** Start LISTED ENTRIES **
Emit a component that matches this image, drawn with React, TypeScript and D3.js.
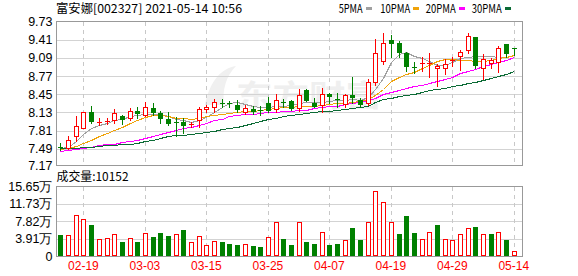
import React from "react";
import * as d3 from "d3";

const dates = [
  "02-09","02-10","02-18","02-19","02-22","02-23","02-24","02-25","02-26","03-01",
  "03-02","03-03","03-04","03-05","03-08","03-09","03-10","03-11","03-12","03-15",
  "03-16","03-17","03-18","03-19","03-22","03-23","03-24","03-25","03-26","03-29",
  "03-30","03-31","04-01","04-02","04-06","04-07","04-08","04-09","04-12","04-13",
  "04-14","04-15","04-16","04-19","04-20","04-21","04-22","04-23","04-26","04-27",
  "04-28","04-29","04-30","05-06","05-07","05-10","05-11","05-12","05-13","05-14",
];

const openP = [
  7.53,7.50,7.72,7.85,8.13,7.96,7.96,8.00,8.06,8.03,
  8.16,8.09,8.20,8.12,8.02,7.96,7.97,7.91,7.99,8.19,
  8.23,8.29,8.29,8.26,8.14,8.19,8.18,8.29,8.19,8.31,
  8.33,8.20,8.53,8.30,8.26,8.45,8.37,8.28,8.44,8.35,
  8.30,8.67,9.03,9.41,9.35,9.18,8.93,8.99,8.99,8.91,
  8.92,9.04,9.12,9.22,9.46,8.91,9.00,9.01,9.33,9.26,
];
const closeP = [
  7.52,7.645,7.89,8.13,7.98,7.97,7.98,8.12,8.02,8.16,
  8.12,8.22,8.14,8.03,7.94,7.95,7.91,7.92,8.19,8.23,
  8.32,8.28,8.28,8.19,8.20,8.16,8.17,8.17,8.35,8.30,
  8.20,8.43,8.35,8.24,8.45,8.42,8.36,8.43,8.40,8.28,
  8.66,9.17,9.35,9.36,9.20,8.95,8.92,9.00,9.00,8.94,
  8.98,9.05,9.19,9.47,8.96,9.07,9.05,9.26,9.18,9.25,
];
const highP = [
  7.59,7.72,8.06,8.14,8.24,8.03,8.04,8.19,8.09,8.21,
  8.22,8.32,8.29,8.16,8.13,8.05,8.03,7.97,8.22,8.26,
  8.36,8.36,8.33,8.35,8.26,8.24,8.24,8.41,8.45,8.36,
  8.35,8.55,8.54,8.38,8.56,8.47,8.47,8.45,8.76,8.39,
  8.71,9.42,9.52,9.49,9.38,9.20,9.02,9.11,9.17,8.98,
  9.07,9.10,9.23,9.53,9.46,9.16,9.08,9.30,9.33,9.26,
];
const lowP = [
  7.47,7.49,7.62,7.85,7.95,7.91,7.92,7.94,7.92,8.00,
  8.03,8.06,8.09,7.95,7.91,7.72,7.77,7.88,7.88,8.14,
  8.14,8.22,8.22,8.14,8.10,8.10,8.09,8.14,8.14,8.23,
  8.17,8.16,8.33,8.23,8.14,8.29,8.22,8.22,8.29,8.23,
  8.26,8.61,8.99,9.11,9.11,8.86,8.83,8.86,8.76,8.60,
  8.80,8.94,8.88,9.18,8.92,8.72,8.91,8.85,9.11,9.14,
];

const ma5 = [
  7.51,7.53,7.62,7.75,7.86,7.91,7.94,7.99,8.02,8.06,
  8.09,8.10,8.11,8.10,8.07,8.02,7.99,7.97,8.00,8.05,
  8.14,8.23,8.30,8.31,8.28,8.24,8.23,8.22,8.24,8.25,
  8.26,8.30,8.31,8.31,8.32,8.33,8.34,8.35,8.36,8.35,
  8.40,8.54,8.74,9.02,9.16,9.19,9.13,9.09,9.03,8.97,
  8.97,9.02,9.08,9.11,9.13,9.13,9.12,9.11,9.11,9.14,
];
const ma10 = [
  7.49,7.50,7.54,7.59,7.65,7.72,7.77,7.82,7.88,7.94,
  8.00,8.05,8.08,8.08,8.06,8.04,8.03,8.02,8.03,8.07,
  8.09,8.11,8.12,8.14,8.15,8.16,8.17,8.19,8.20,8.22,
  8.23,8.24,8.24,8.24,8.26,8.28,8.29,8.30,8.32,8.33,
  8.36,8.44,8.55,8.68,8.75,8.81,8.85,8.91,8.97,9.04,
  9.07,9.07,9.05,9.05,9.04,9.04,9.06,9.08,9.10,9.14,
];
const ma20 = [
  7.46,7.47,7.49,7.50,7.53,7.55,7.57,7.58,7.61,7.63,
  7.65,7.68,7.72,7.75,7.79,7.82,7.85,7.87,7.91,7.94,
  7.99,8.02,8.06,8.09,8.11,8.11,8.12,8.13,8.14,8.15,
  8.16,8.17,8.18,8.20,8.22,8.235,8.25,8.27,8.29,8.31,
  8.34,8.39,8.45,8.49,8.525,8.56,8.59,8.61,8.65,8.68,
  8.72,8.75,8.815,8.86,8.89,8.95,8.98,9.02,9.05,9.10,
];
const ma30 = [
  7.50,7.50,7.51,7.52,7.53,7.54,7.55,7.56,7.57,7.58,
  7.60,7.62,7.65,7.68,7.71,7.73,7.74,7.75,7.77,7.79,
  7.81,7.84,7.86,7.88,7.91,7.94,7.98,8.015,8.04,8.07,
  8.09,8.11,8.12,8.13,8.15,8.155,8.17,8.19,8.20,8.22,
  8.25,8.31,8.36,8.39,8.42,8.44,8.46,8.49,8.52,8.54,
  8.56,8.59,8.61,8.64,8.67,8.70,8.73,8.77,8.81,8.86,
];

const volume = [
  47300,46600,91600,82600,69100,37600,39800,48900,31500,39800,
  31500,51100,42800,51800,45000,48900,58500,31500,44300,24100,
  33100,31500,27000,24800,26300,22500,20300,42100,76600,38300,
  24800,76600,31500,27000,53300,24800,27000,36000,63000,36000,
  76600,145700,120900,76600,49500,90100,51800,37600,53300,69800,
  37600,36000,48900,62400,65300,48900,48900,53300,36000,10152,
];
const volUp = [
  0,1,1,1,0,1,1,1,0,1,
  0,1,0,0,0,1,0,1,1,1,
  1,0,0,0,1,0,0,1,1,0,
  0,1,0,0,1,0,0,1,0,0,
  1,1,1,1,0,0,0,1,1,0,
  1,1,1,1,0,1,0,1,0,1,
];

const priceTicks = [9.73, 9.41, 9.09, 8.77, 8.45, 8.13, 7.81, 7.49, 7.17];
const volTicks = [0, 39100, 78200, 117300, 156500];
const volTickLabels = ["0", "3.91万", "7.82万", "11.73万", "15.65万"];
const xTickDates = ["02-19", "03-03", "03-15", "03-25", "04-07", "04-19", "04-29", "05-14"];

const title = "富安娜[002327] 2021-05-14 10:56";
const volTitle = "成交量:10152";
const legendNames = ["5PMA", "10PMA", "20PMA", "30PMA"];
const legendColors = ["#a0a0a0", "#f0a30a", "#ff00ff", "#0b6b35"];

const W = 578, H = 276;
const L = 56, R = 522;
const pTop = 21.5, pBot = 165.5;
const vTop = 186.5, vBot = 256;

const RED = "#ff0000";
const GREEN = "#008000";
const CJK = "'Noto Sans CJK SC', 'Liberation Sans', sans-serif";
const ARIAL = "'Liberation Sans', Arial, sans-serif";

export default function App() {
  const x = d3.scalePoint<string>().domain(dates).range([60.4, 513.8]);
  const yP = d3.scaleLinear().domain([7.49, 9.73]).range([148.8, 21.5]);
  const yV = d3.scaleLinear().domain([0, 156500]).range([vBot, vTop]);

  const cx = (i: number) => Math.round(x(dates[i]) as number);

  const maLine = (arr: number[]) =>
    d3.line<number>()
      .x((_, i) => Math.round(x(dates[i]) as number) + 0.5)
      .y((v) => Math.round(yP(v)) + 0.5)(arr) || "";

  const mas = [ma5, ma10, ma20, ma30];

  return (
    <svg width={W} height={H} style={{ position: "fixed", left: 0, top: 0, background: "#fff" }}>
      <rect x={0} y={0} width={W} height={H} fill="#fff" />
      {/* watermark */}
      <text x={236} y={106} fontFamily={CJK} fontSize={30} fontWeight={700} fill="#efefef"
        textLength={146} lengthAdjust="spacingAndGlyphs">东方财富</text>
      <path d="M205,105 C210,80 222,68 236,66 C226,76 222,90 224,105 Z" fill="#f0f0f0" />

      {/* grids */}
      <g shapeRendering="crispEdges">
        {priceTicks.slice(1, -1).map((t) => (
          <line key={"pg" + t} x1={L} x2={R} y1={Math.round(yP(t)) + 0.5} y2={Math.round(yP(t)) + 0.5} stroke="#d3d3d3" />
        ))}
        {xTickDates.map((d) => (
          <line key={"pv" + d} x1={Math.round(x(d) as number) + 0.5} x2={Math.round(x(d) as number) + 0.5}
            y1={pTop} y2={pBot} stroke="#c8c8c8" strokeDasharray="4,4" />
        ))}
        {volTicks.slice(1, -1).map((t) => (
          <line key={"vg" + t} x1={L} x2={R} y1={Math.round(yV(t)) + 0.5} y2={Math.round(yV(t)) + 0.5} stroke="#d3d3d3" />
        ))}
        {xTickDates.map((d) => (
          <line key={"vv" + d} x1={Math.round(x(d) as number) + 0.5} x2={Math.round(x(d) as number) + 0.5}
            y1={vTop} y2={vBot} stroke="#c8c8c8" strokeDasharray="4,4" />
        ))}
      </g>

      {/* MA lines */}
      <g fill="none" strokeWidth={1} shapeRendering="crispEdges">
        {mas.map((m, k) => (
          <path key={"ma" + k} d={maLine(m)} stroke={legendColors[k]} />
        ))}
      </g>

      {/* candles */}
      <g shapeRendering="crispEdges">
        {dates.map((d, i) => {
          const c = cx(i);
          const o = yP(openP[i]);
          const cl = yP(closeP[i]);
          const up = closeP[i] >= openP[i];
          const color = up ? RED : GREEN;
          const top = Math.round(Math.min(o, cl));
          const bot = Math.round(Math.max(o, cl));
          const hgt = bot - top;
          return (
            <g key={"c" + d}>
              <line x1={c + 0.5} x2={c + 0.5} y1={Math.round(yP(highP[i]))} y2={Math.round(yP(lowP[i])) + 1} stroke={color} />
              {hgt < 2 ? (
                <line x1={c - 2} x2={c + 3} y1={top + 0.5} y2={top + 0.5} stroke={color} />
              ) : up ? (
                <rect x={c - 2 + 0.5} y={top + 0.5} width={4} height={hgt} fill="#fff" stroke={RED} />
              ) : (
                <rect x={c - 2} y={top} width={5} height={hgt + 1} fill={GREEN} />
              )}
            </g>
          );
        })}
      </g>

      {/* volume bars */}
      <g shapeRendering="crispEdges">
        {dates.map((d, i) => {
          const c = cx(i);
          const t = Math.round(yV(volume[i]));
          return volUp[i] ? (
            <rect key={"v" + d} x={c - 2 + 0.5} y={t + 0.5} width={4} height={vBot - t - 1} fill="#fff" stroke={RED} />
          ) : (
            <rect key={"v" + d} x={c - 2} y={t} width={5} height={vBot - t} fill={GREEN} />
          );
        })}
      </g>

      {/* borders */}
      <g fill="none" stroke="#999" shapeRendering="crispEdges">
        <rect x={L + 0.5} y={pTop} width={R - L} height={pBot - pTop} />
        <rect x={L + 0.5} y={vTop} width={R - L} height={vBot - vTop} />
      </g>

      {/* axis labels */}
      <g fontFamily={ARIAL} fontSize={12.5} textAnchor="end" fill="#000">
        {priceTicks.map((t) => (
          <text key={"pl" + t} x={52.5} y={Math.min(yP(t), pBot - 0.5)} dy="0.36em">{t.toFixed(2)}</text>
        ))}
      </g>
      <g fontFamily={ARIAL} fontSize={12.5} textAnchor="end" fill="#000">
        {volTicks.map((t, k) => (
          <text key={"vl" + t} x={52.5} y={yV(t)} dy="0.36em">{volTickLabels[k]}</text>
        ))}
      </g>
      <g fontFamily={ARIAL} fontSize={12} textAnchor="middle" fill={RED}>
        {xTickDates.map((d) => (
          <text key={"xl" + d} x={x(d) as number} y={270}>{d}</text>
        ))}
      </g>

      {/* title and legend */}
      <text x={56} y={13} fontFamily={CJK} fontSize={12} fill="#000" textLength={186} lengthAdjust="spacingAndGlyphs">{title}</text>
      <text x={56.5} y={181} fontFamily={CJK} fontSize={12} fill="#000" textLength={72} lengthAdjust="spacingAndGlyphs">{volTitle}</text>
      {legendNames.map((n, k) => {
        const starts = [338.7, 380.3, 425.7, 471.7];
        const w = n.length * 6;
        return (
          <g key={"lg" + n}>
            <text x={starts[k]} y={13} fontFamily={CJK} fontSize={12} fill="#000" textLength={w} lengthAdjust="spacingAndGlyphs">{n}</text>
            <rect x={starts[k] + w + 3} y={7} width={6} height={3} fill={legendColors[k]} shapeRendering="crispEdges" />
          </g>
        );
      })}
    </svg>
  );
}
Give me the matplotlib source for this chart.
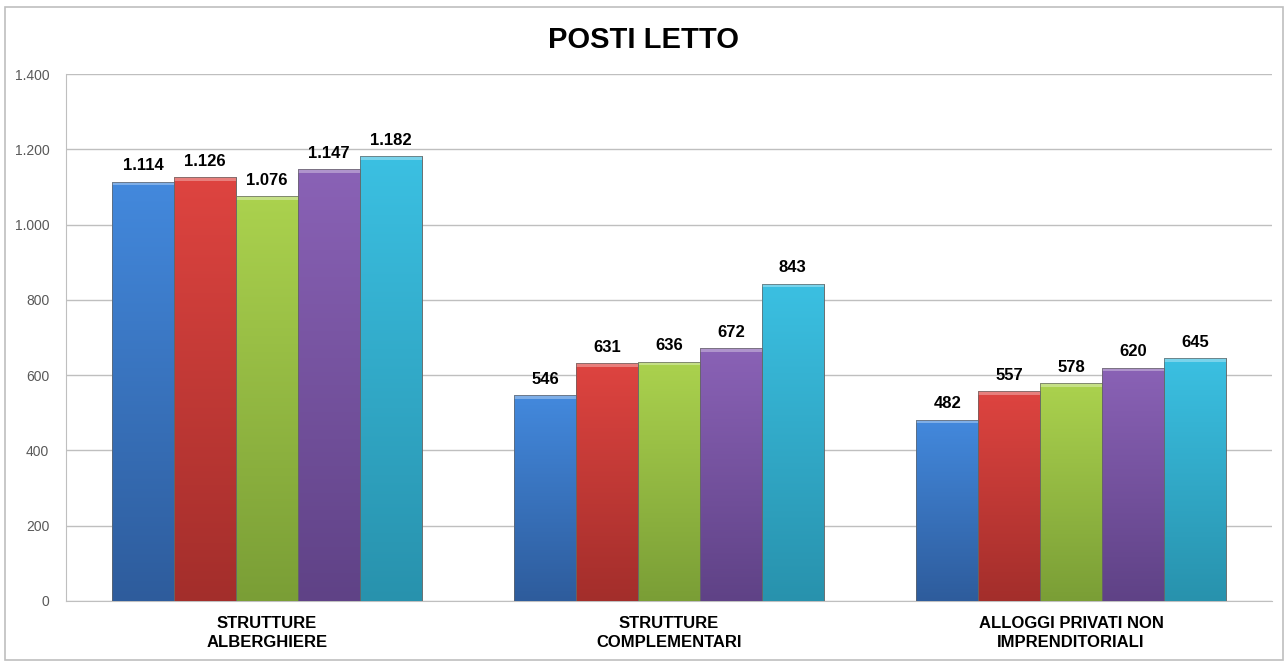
** End LISTED ENTRIES **
AIM OF THE EXERCISE – Repeat exactly the lines from the first line of the records above through the line containing "import * as", both included. Leave out the pictures.

WRITTEN ANSWER –
Emit a component that matches this image, drawn with React, TypeScript and D3.js.
import React from "react";
import * as d3 from "d3";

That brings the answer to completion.